I wrote this about three and a half years ago, but it’s been seven-ish since the incident chronicled actually transpired. Do you ever marvel at the work God has done in relatively short amounts of time? Work that you didn’t strive towards or achieve because you are a big deal. It’s just miraculous, inexplicable change – and it is humbling. Every detail of the following is true. I have not felt this level of crazy very many times in my life – but I can still remember each of them vividly, and they are always connected to my tight hold on control…but I’m getting ahead of myself.
Let’s start with what was Real for me at the time:
I sat there staring at the wall lost in thoughts of nothing and everything all at the same time as the women around me chatted excitedly about what they learned in the Bible Study during their previous weeks. While they chatted and I stared, my thought process went something like this: “I really don’t want to be here…but I can’t think of anywhere else in particular that I want to be…that’s kinda sucky. There’s absolutely no where in this world I would like to be…I should probably at least pretend to be engaged in the discussion…Nope, I can’t even pretend…I think a fake bathroom break is in order. I cannot sit here and pretend that everything is okay anymore. I feel like I might be losing my mind…literally. I wonder if anyone would believe me if I told them I thought I was going crazy…like that’s an option. The behind-my-back conversation would probably go something like this, ‘Did you hear the new men’s minister’s wife? Is it a good idea to have a man in a leadership role whose wife thinks she’s crazy and doesn’t care anything about Bible Study?’ Yep. A fake bathroom break is my only option.”
[Exit to the bathroom. Stand and look at myself in the mirror.]
“I’m so sick and tired of this. I’ve given up everything I wanted while his [being my husband’s] dreams are coming true right and left. When will I get one thing I want? Just one flippty floopin’ thing? I’m tired. So tired. And mad. I’m so dang ticked off I want to hit something…long empty thought silence…I guess I should go back in, now.” [Re-enter happy Bible Study group just as prayer request time started.] The facilitator, who happened to be the pastor’s wife, turned to me and said, “Emily, is everything okay?”

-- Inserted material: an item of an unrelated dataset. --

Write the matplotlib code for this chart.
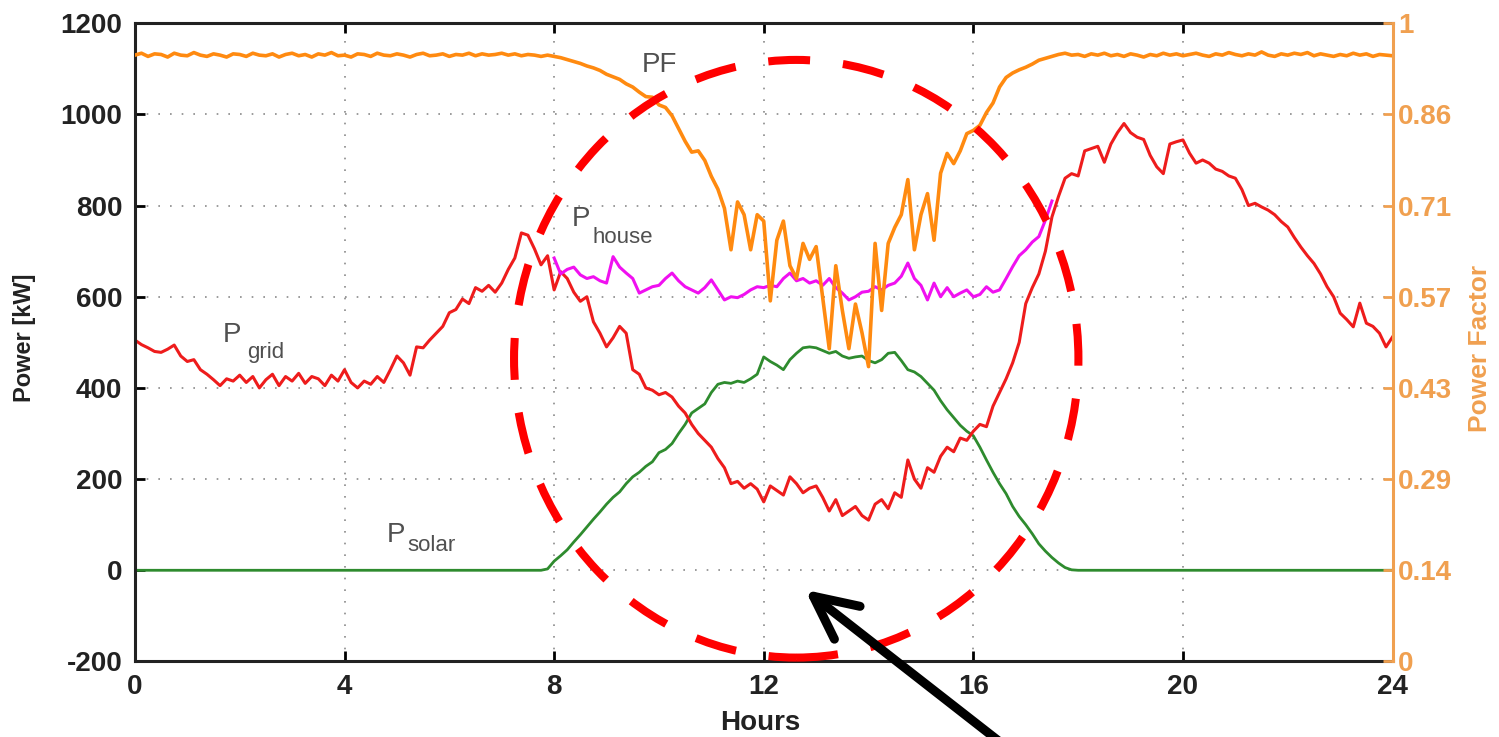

She just point blank asked! And she meant it! And I was caught so off guard that all I could do was tell the raw, nasty truth. It went down something like this: “No. [Pause.] I’m so miserable. [Face got all squinched up preparing for the ugly cry.] I feel like all of Josh’s dreams are coming true and none of mine are, [Sucked in all the air in the room with a giant snort because I was working so hard not to explode into the ugly cry.] And I want a baby so bad that it’s killing me! [And then the ugly cry could be denied no longer. Some women cry sweet tears with grace and dignity. I, however, know no cry but the ugliest cry you can imagine. It’s uncontrollable and probably frightening for those who have never experienced it. My entire face gets contorted and weird looking. My eyebrows, lips and nose get very red and splotchy. Snot all over the place and I can barely speak because of the loud, violent sobs that have taken control of my body. It’s quite the show. Ask my husband. Or my mom. They have experienced it NUMEROUS times and I feel certain will receive many jewels in their crowns as a result.]
Then it happened…the last thing I ever expected and the very thing I needed most…the other five or six women in the room practically lept across the table to get an arm around me or touch me in some way. They were so genuinely concerned! Not in an, “Oh my gosh, she really is crazy” sort of way, but in a, “My heart is breaking with hers” sort of way. I continued to ramble on about how unhappy had filled me right up from my head to my toes – so much so that I felt like I was going to lose my mind some days. They just rubbed my shoulder or stroked my hand and nodded their heads, showering me with absolute understanding.
From that day forward they did their best to love the unhappy right out of me. The facilitator [the pastor’s wife, remember?] was loving AND gave it to me straight, “Do you think maybe you’re mad at God?” Huh…yes maybe I was. “Well, don’t you think you should tell Him about it? Because you have got to get past this and you won’t be able to if you’re not honest with God.”
That afternoon I went home and threw a royal, two hour fit at the feet of the Almighty Father…and I believe with my whole heart that He was so sad for my pain and so glad that I was finally telling Him about it! Afterwards I apologized and acknowledged that I couldn’t possibly understand His ways because they are infinitely better than mine. And my life has never been the same since.